The regime context matters: WTI at $111.54 means corporate cost structures across transportation, materials, and consumer-facing sectors are under arithmetic pressure. PPI running at +0.7% on a 3-month basis means input costs are compounding. With the 10Y at 4.31% and real yields at 1.97% and accelerating, the refinancing wall for BB and B-rated issuers, who borrowed heavily in the 2020-2021 zero-rate window, becomes structurally more punishing each month the Fed holds. The $14bn in outflows suggests credit managers are running the math the spread market is not.
What This Means
Credit historically leads equities into stress by 4-8 weeks at cycle turns. The SPX at 6,558 has been flat for fourteen consecutive observations in our dataset, a coiled spring, not a stable equilibrium. If HY spreads mean-revert even partially toward cycle-appropriate levels (call it 450-500bp, still well below recessionary peaks), the mechanical impact on leveraged balance sheets, covenant triggers, and credit availability to small-cap borrowers would cascade into equity earnings revisions. The CFTC ES net spec position sits at -77,843 contracts (March 24), a crowded short, which limits the velocity of any equity decline in the near term but does not change the direction.

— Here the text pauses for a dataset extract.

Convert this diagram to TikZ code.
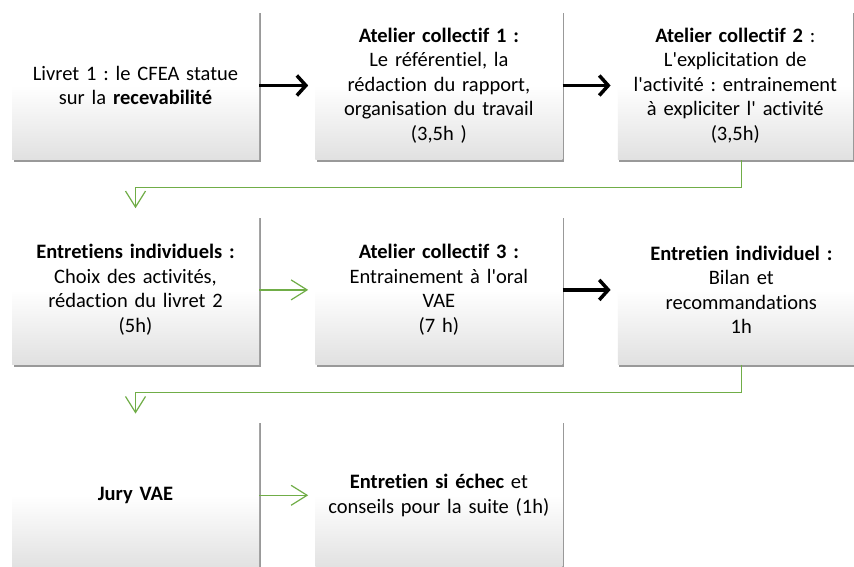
\documentclass[tikz,border=0pt]{standalone}
\usepackage{fontspec}
\setmainfont{Carlito}[Ligatures=NoCommon]
\usepackage{tikz}
\usetikzlibrary{positioning,shadows,arrows.meta}
\definecolor{vert}{RGB}{112,173,71}
\newcommand{\apos}{\textquotesingle}
\frenchspacing
\tikzstyle{etape} = [rectangle, top color=white, bottom color=black!12, middle color=white, minimum width=247pt, minimum height=149pt, text width=232pt, align=center, font=\fontsize{20.5}{24.5}\selectfont, drop shadow={shadow xshift=1.5pt, shadow yshift=-2.5pt, opacity=.4, fill=black}]
\tikzstyle{fleche} = [line width=3.5pt, -{Straight Barb[length=9pt,width=20pt]}, shorten >=7pt]
\tikzstyle{flechev} = [draw=vert, line width=1.2pt, -{Straight Barb[length=16pt,width=20pt]}, shorten >=7pt]

\begin{document}
\begin{tikzpicture}
	\useasboundingbox[fill=white] (0,0) rectangle (854pt,566pt);
	% ligne 1
	\node[etape] (b1) at (135.5pt,480.5pt) {Livret 1 : le CFEA statue\\ sur la \textbf{recevabilité}};
	\node[etape, right=56pt of b1] (b2) {\textbf{Atelier collectif 1 :}\\ Le référentiel, la\\ rédaction du rapport,\\ organisation du travail\\ (3,5h )};
	\node[etape, right=55pt of b2, minimum width=235pt, text width=228pt] (b3) {\textbf{Atelier collectif 2} :\\ L\apos explicitation de\\ l\apos activité : entrainement\\ à expliciter l\apos{} activité\\ (3,5h)};
	% ligne 2
	\node[etape, below=55pt of b1] (b4) {\textbf{Entretiens individuels :}\\ Choix des activités,\\ rédaction du livret 2\\ (5h)};
	\node[etape, right=56pt of b4] (b5) {\textbf{Atelier collectif 3 :}\\ Entrainement à l\apos oral\\ VAE\\ (7 h)};
	\node[etape, right=55pt of b5] (b6) {\textbf{Entretien individuel :}\\ Bilan et\\ recommandations\\ 1h};
	% ligne 3
	\node[etape, below=56pt of b4] (b7) {\textbf{Jury VAE}};
	\node[etape, right=56pt of b7] (b8) {\textbf{Entretien si échec} et\\ conseils pour la suite (1h)};
	% fleches
	\draw[fleche] (b1) -- (b2);
	\draw[fleche] (b2) -- (b3);
	\draw[flechev] (b3.south -| b6) -- ++(0,-27pt) -| (b4);
	\draw[flechev] (b4) -- (b5);
	\draw[fleche] (b5) -- (b6);
	\draw[flechev] (b6.south) -- ++(0,-28pt) -| (b7);
	\draw[flechev] (b7) -- (b8);
\end{tikzpicture}
\end{document}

This also reinforces our stagflation framework: in stagflation, credit spreads eventually widen not from demand destruction alone but from the cost-push squeeze on interest coverage ratios. Energy at $111 is not a demand signal, it is a margin signal for every non-energy corporate borrower.
Positioning Implications
The HY outflow data strengthens the conviction on XLE long / QQQ short as the regime expression: energy credits are structurally better positioned than tech-heavy investment-grade in a widening-spread environment. Do not chase HY short via HYG puts yet, at 3.17% OAS, the spread compression has room to persist through one more risk-on head-fake, particularly if April 10 CPI prints below 3.0%. The trigger to add explicit HY short exposure is a spread break above 375bp on BAMLH0A0HYM2, watch that level as the confirmation that flow is finally forcing marks.